It’s not always smaller govt vs bigger govt but it’s more accurate to say better govt vs worse govt. (I came from a libertarian mindset where I said “smaller gov’t is always better”, but you helped me see that’s not always true.) E.g. a 3rd-world country doesn’t pay its judges much & thus they are very susceptible to bribes; paying judges well is expensive – technically it’s “bigger govt” – but it’s an investment that pays off. Another example – military; doesn’t have to be wasteful but needs to be strong, good investment.)
I think you’re correct in that there is good government under rule of law, and bad government under discretionary rule, and that whether a government provides the commons the demographic demands is why we need different polities for different demands – and let the markets between states compensate for our differences.

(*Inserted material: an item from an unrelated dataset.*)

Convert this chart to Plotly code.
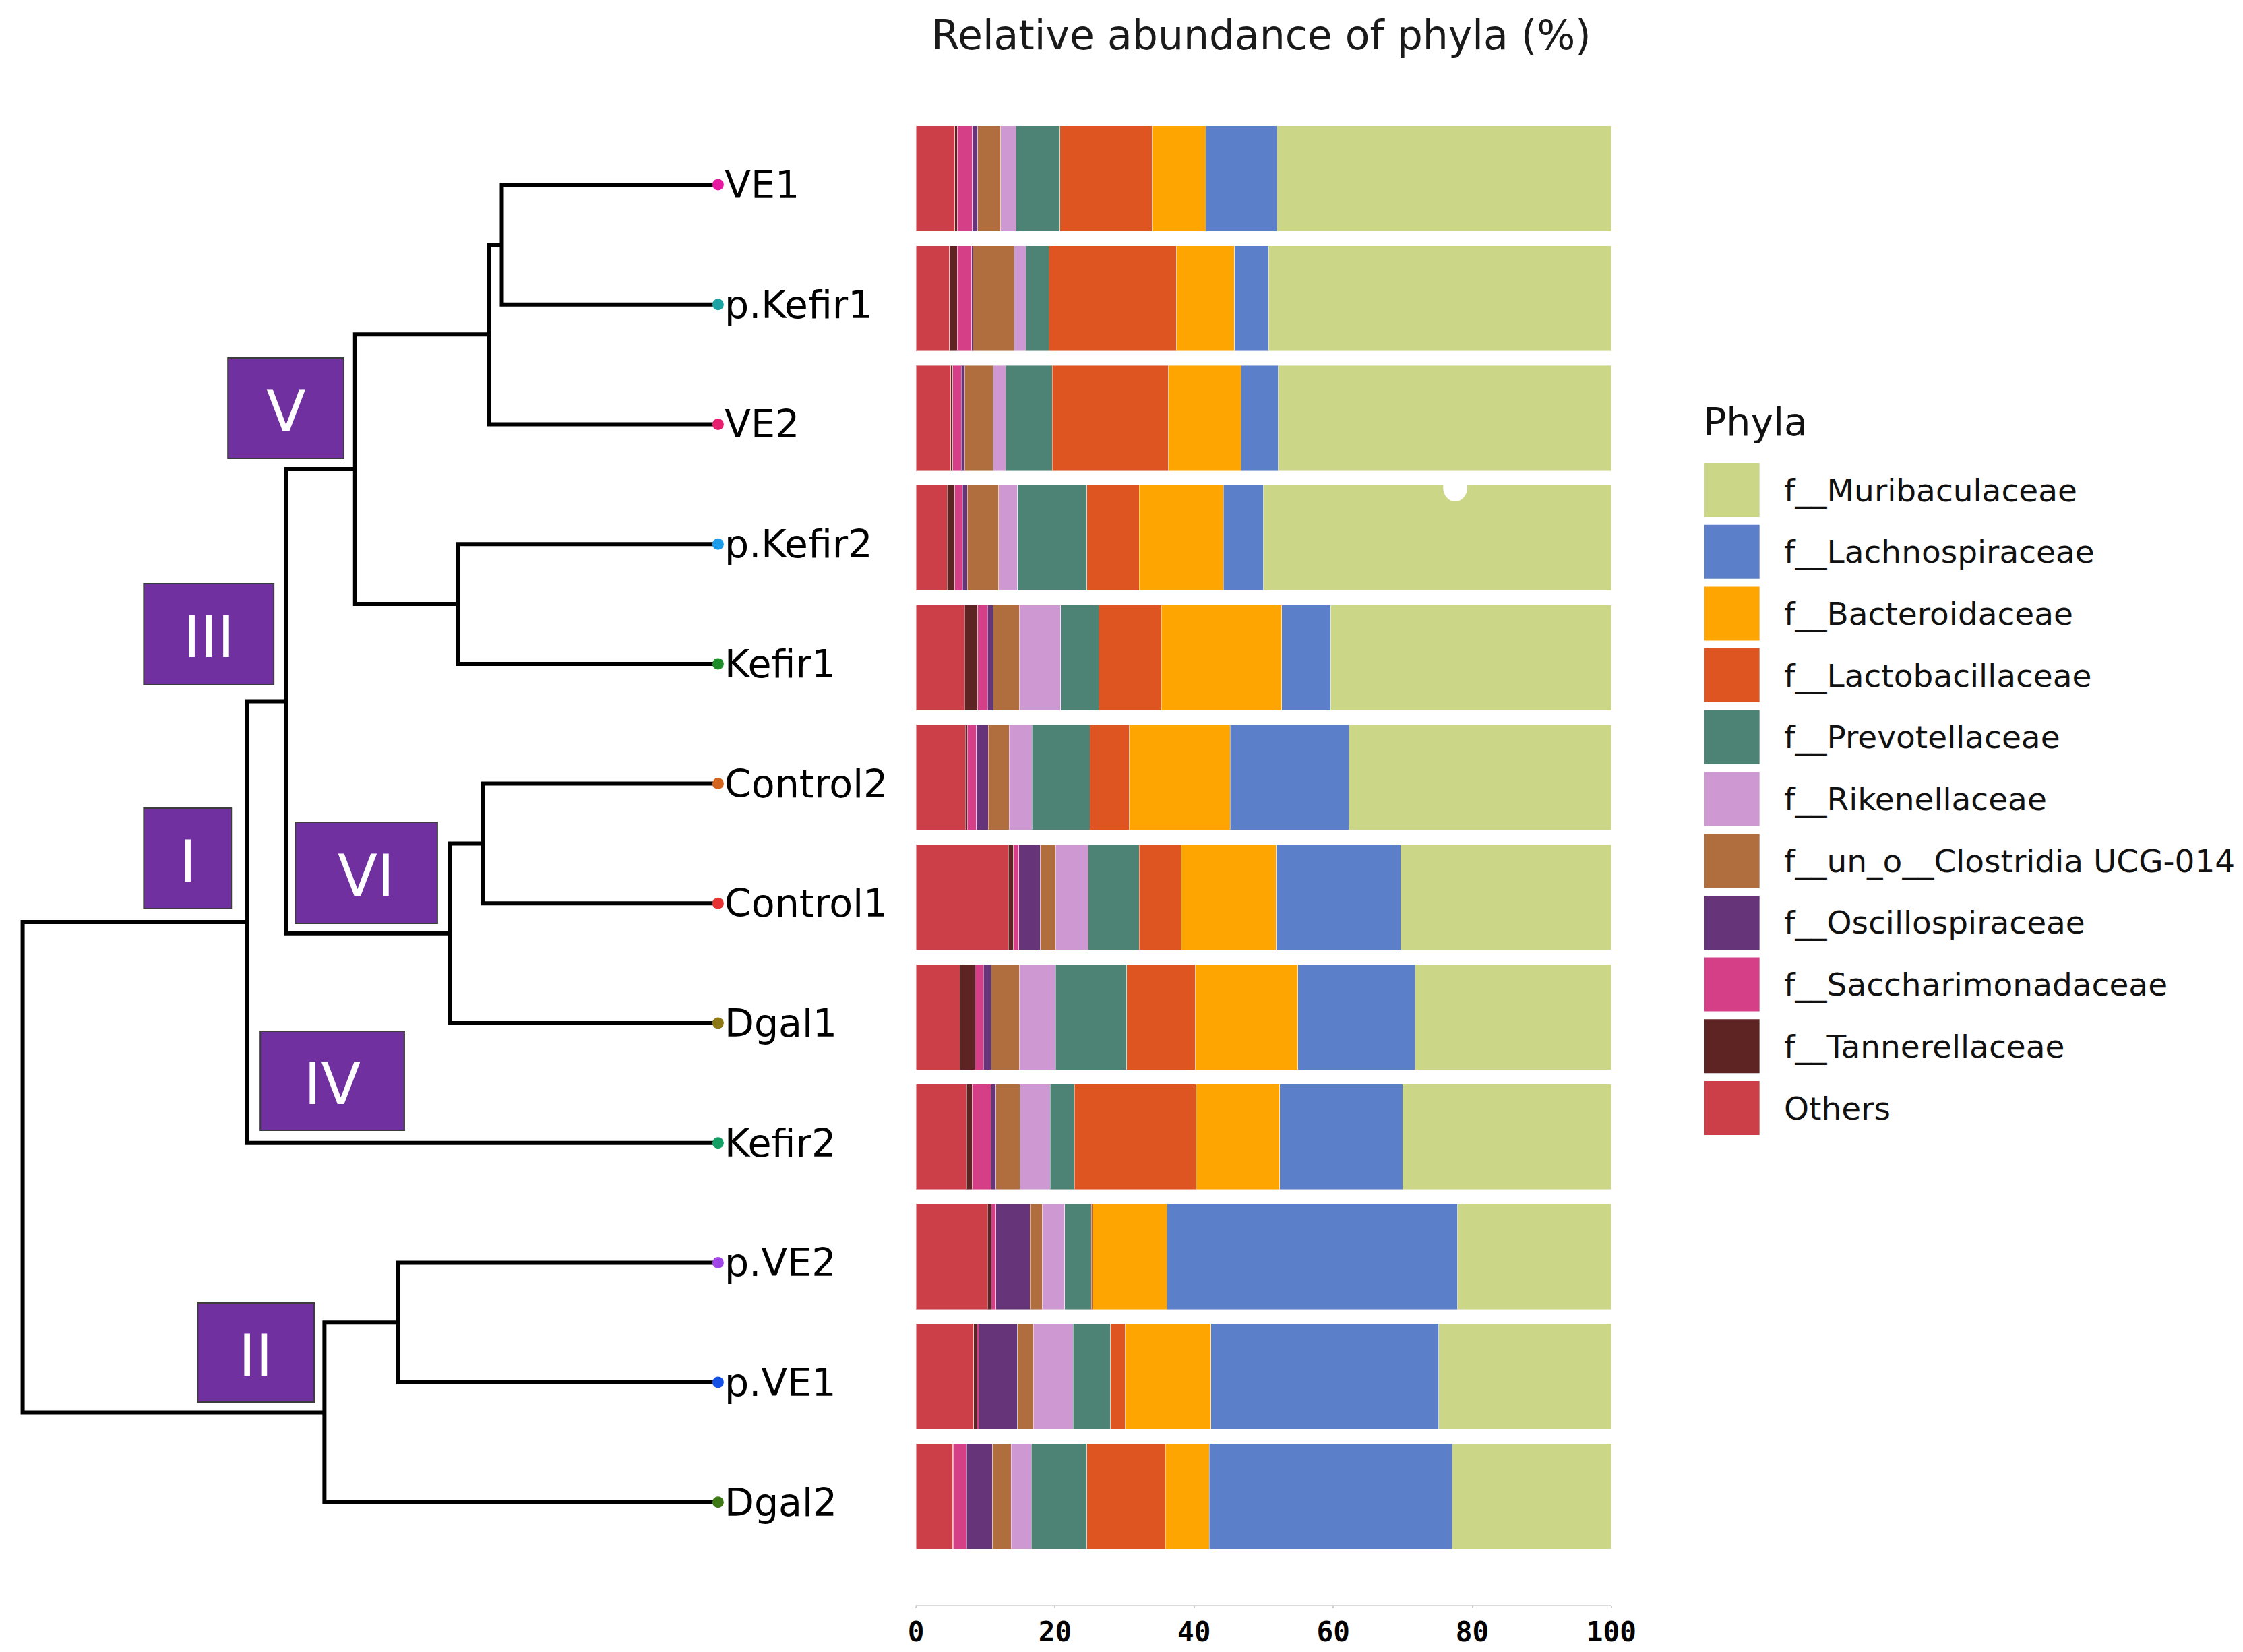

So good government is a measure of procedural and institutional excellence. What commons are produced by that government is a matter of markets to decide. IMO history is rather obvious. Dysgenics vs eugenics isn’t a complicated thing it’s just a very impolitic one in universal democracy.
The principle reason for our false dichotomy is that we can’t openly have the truthful conversation that our debate is between consumption and dysgenia or conservation, rule of law, and eugenics. He who defeats the red queen wins. You can defeat the red queen under the western model, under the chinese model, or under the jewish model. You can survive and lose to her in the muslim, indian, catholic model.